17. yüzyılın sonlarında ,komşu eyalet Gerais madenlerinde, altın ve elmas bulunmasıyla , Rio de Janeiro, kuzeydoğu kıyılarına çok uzak olan Salvador de Bahia şehrinin reytingini azaltarak ,ihracat için çok daha işlevsel bir limana dönüşmüştür.

1763’de ,Portekiz Amerikası, koloni başkenti Salvador’dan Rio de Janeiro’ya taşınmış ve bu konumunu 1808’e kadar korumuştur.

Ne var ki,Napolyon’un Portekiz’i istila etmesi tüm dengeleri bozmuş… kraliyet ailesi ve birçok soylu aile Lizbon'dan Rio de Janeiro’ya kaçmıştır.

Bu dönemden sonra, şehir ,krallığın başkenti statüsünü elde etti ve Avrupa dışında bulunan tek Avrupa başkenti oldu.( ne demekse ???)

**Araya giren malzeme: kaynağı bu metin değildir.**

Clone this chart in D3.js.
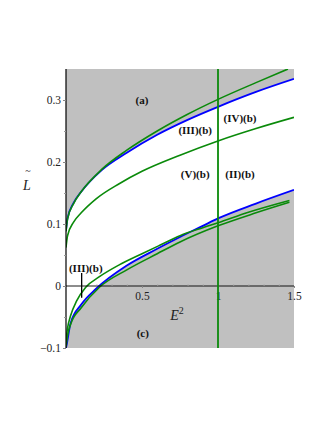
<!DOCTYPE html>
<html>
<head>
<meta charset="utf-8">
<script src="https://cdn.jsdelivr.net/npm/d3@7"></script>
<style>
  body { margin: 0; background: #fff; }
  svg { display: block; }
  text { font-family: "Liberation Serif", "DejaVu Serif", serif; }
</style>
</head>
<body>
<svg width="325" height="421"></svg>
<script>
// values: [E^2, L~]
const upperBlue = [[0,0.089],[0.01,0.109],[0.05,0.134],[0.1,0.152],[0.235,0.187],[0.4,0.215],[0.6,0.244],[0.8,0.268],[1,0.289],[1.25,0.313],[1.5,0.334]]
const upperGreen = [[0,0.088],[0.01,0.108],[0.05,0.133],[0.1,0.152],[0.235,0.188],[0.4,0.219],[0.6,0.25],[0.8,0.277],[1,0.301],[1.25,0.328],[1.46,0.35]]
const midGreen = [[0,0.062],[0.01,0.081],[0.05,0.103],[0.1,0.118],[0.2,0.141],[0.35,0.165],[0.5,0.185],[0.75,0.211],[1,0.234],[1.25,0.254],[1.5,0.272]]
const lowerBlue = [[0,-0.1],[0.005,-0.094],[0.03,-0.06],[0.1,-0.03],[0.2,-0.004],[0.4,0.033],[0.6,0.06],[0.75,0.079],[0.9,0.097],[1,0.109],[1.25,0.133],[1.5,0.155]]
const outerGreen = [[0,-0.087],[0.01,-0.068],[0.03,-0.048],[0.07,-0.024],[0.13,-0.002],[0.22,0.015],[0.35,0.034],[0.5,0.052],[0.62,0.066],[0.75,0.081],[0.9,0.094],[1,0.102],[1.2,0.119],[1.47,0.138]]
const lowerGreen = [[0,-0.098],[0.01,-0.08],[0.03,-0.062],[0.1,-0.035],[0.22,-0.002],[0.4,0.026],[0.6,0.052],[0.75,0.071],[1,0.097],[1.25,0.118],[1.47,0.135]]
const verticalE2 = 1

const yTicks = [-0.1, 0, 0.1, 0.2, 0.3]
const yMinor = [-0.05, 0.05, 0.15, 0.25]
const xTicks = [0.5, 1, 1.5]
const xMinor = [0.1, 0.2, 0.3, 0.4, 0.6, 0.7, 0.8, 0.9, 1.1, 1.2, 1.3, 1.4]

const regionLabels = [
  {text: "(a)", x: 0.5, y: 0.298},
  {text: "(III)(b)", x: 0.85, y: 0.249},
  {text: "(IV)(b)", x: 1.145, y: 0.268},
  {text: "(V)(b)", x: 0.85, y: 0.178},
  {text: "(II)(b)", x: 1.145, y: 0.178},
  {text: "(III)(b)", x: 0.13, y: 0.026},
  {text: "(c)", x: 0.505, y: -0.078}
]

const svg = d3.select("svg")
const x = d3.scaleLinear().domain([0, 1.5]).range([66, 294])
const y = d3.scaleLinear().domain([-0.1, 0.35]).range([348, 69])

svg.append("clipPath").attr("id", "plot")
  .append("rect")
  .attr("x", x(0)).attr("y", y(0.35))
  .attr("width", x(1.5) - x(0)).attr("height", y(-0.1) - y(0.35))

const g = svg.append("g").attr("clip-path", "url(#plot)")

g.append("rect")
  .attr("x", x(0)).attr("y", y(0.35))
  .attr("width", x(1.5) - x(0)).attr("height", y(-0.1) - y(0.35))
  .attr("fill", "#c0c0c0")

// white below the upper blue curve, then gray again below the lower one
const under = d3.area()
  .x(d => x(d[0]))
  .y0(y(-0.1))
  .y1(d => y(d[1]))
  .curve(d3.curveMonotoneX)

g.append("path").datum(upperBlue).attr("fill", "#fff").attr("d", under)
g.append("path").datum(lowerBlue).attr("fill", "#c0c0c0").attr("d", under)

const line = d3.line()
  .x(d => x(d[0]))
  .y(d => y(d[1]))
  .curve(d3.curveMonotoneX)

const curves = [
  {data: upperBlue, color: "#0000ff", w: 1.8},
  {data: lowerBlue, color: "#0000ff", w: 1.8},
  {data: upperGreen, color: "#0a8a0a", w: 1.6},
  {data: midGreen, color: "#0a8a0a", w: 1.6},
  {data: outerGreen, color: "#0a8a0a", w: 1.6},
  {data: lowerGreen, color: "#0a8a0a", w: 1.6}
]

g.selectAll("path.curve")
  .data(curves).enter()
  .append("path")
  .attr("class", "curve")
  .attr("fill", "none")
  .attr("stroke", d => d.color)
  .attr("stroke-width", d => d.w)
  .attr("d", d => line(d.data))

// axes
svg.append("line")
  .attr("x1", x(0)).attr("x2", x(0))
  .attr("y1", y(0.35)).attr("y2", y(-0.1))
  .attr("stroke", "#000").attr("stroke-width", 1.2)

svg.append("line")
  .attr("x1", x(0)).attr("x2", x(1.5))
  .attr("y1", y(0)).attr("y2", y(0))
  .attr("stroke", "#000").attr("stroke-width", 0.9)

const yAxis = svg.append("g")
  .attr("transform", `translate(${x(0)},0)`)
  .call(d3.axisLeft(y).tickValues(yTicks).tickSize(3).tickPadding(2)
    .tickFormat(d => d === 0 ? "0" : d3.format(".1f")(d)))
yAxis.select(".domain").remove()
yAxis.selectAll("line").attr("stroke", "#888")
yAxis.selectAll("text").attr("font-size", 11.5).attr("fill", "#222")
  .attr("font-family", "Liberation Serif, serif")

svg.append("g")
  .attr("transform", `translate(${x(0)},0)`)
  .call(d3.axisLeft(y).tickValues(yMinor).tickSize(2).tickFormat(""))
  .call(a => a.select(".domain").remove())
  .selectAll("line").attr("stroke", "#999")

const xAxis = svg.append("g")
  .attr("transform", `translate(0,${y(0)})`)
  .call(d3.axisBottom(x).tickValues(xTicks).tickSize(2).tickPadding(4)
    .tickFormat(d3.format("")))
xAxis.select(".domain").remove()
xAxis.selectAll("line").attr("stroke", "#888")
xAxis.selectAll("text").attr("font-size", 11.5).attr("fill", "#222")
  .attr("font-family", "Liberation Serif, serif")

svg.append("g")
  .attr("transform", `translate(0,${y(0)})`)
  .call(d3.axisTop(x).tickValues(xMinor).tickSize(1.5).tickFormat(""))
  .call(a => a.select(".domain").remove())
  .selectAll("line").attr("stroke", "#999")

// vertical line at E^2 = 1
svg.append("line")
  .attr("x1", x(verticalE2)).attr("x2", x(verticalE2))
  .attr("y1", y(0.35)).attr("y2", y(-0.1))
  .attr("stroke", "#0a8a0a").attr("stroke-width", 1.8)

// pointer for the small (III)(b) region
svg.append("line")
  .attr("x1", x(0.103)).attr("x2", x(0.103))
  .attr("y1", y(0.021)).attr("y2", y(-0.019))
  .attr("stroke", "#000").attr("stroke-width", 1.3)

svg.selectAll("text.region")
  .data(regionLabels).enter()
  .append("text")
  .attr("class", "region")
  .attr("x", d => x(d.x))
  .attr("y", d => y(d.y))
  .attr("text-anchor", "middle")
  .attr("dominant-baseline", "middle")
  .attr("font-size", 11)
  .attr("font-weight", "bold")
  .attr("fill", "#111")
  .text(d => d.text)

// axis titles
svg.append("text")
  .attr("x", 27).attr("y", 190)
  .attr("text-anchor", "middle")
  .attr("font-size", 14).attr("font-style", "italic")
  .attr("fill", "#222")
  .text("L")
svg.append("text")
  .attr("x", 28).attr("y", 174)
  .attr("text-anchor", "middle")
  .attr("font-size", 10)
  .attr("fill", "#222")
  .text("~")

const eLabel = svg.append("text")
  .attr("x", 177).attr("y", 320)
  .attr("text-anchor", "middle")
  .attr("font-size", 14).attr("font-style", "italic")
  .attr("fill", "#222")
eLabel.append("tspan").text("E")
eLabel.append("tspan").attr("dy", -6).attr("font-size", 10).attr("font-style", "normal").text("2")
</script>
</body>
</html>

Tabi ki aniden çıkıp gelen yüzlerce asilzadenin yerleşmesi için, şehirde uygun hiçbir yapı yoktu.

Bilin bakalım ne oldu ?

Bağdan gelen, dağdakini kovdu…

Bir çok yerli halk, evlerinden çıkarıldı ve bu mülkler soylulara teslim edildi.

Daha sonra bunlar bizlere ,"insan hakları" "hak ve özgürlükler" "batı değerlerinin taşınması" hikayeleri olarak anlatılacaktır.

Yerseniz tabi...


Afrika kökenli köleler, akın halinde Rio de Janeiro'ya taşındı.


1819'da 145.000 olan köle sayısı 1840'da 220.000'e ulaşmıştır.

1822’de Prens Pedro, Brezilya’nın bağımsızlığını ilan ettiğinde, Rio de Janeiro'nun başkent statüsünü sürdürmesine karar verdi.


1889’da monarşinin yerini cumhuriyete devretmesinden sonra bile, Rio başkent olarak kalmaya devam etti.

1930'da Botafogo’nun doğal güzelliği, Amerikalıların lüks Copacabana Palas Oteli’nin ünüyle birlikte anılmaya başlandı ve Rio'nun plaj partisi şehri (beach party town) olarak ün yapmasını sağladı.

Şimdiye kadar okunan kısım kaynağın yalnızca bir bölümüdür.